Поезд на разбитый воронежский вокзал прибывал утром. С немецкой полевой сумкой в руке, куда я собрал немногое, что требовалось в дорогу, я вышел заранее в тамбур и поверх голов смотрел на перрон, вдоль которого мы проезжали. Там среди встречавших стояла Надя. В шерстяном платке, в ботиках, которыми постукивала нога об ногу, она глядела растерянно. Мелькали вагоны, окна, лица, она дергала головой вслед. Спрыгнув, скользя и раскатываясь подошвами сапог по натоптанному снегу, я бежал к ней, а она глядела мимо. Вскрикнула, когда я набежал, вспыхнула до слез, мы так с ней от души радостно обнялись и расцеловались, как уже никогда после. И весь этот день за руку, под руку, рядом ходили по Воронежу, приходили к нашим учителям, и всюду нам радовались. Сказать по правде, я считал, что радуются главным образом мне: я вернулся с фронта. Но наша учительница географии, оставшаяся после войны одинокой, уже провожая нас, прижала к себе Надю в сенях, поцеловала ее в голову, а та вспыхнула благодарно.
Обедали мы с Надей на проспекте Революции в ресторане «Бристоль». Все предвоенные годы я видел огромные окна этого ресторана из окон нашей квартиры или с балкона — мы жили как раз напротив.
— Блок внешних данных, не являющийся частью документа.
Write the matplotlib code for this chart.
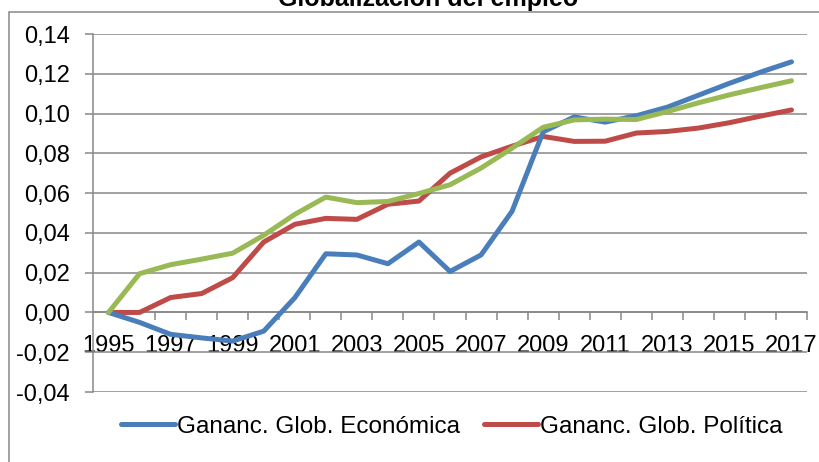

За кремовыми сборчатыми шторами там звучала музыка по вечерам, шла своя неведомая жизнь, а в поздний час швейцар, похожий на адмирала, распахивал двери и выталкивал пьяного, тот сразу начинал рваться обратно. Под рестораном были магазины, их разделяла арка во двор, и там, во дворе, жила Надя. А в эти магазины столько раз становились мы в очередь: за маслом, за селедками, за дешевыми конфетами вместо сахара. Обычно за маслом подымались в пять утра, давали его по четыреста граммов в одни руки, номер очереди писали чернильным карандашом на ладони: как клеймо на мясе. Однажды я выбил в кассе чек на семьдесят пять граммов монпансье — на сто граммов у меня не хватило. И продавец при всех добил меня: «Как же это ты, мальчик, высчитал?..»
В гардеробе я снял с Нади шубку, платок, она пригладила волосы на висках ладошками, одернула тесноватые рукава платья, шепнула: «Как думаешь, ничего, если я ботики не сниму?» Я шел впереди, она, робея, как школьница, следовала за мной, я пропускал ее в дверях. И вот мы сидим друг против друга в высоком холодном зале у высокого окна. Стол покрыт жесткой от крахмала холодной скатертью. Крупный снег падает за окном, я смотрю, как на той стороне он сыплется внутрь нашего дома, куда провалилась крыша, рухнули перекрытия, полы, когда-то крашенные масляной краской, столько раз мытые… На все на это, погребенное, падает снег. Он сыплется сквозь металлический остов балкона, уцелевший над пустотой. Здесь росли в деревянных ящиках повители, петуньи, табаки, сильно пахли они по вечерам. А по каменной лестнице, обрушенной и заваленной щебенкой и снегом, вбежала, помню, на балкон моя сестра Юдя: «Мы с Тоней идем на фронт!..» И вот я смотрю из «Бристоля», как туда, внутрь нашего дома, падает снег, и целая жизнь, которой нет и как будто вовсе не было, у меня перед глазами.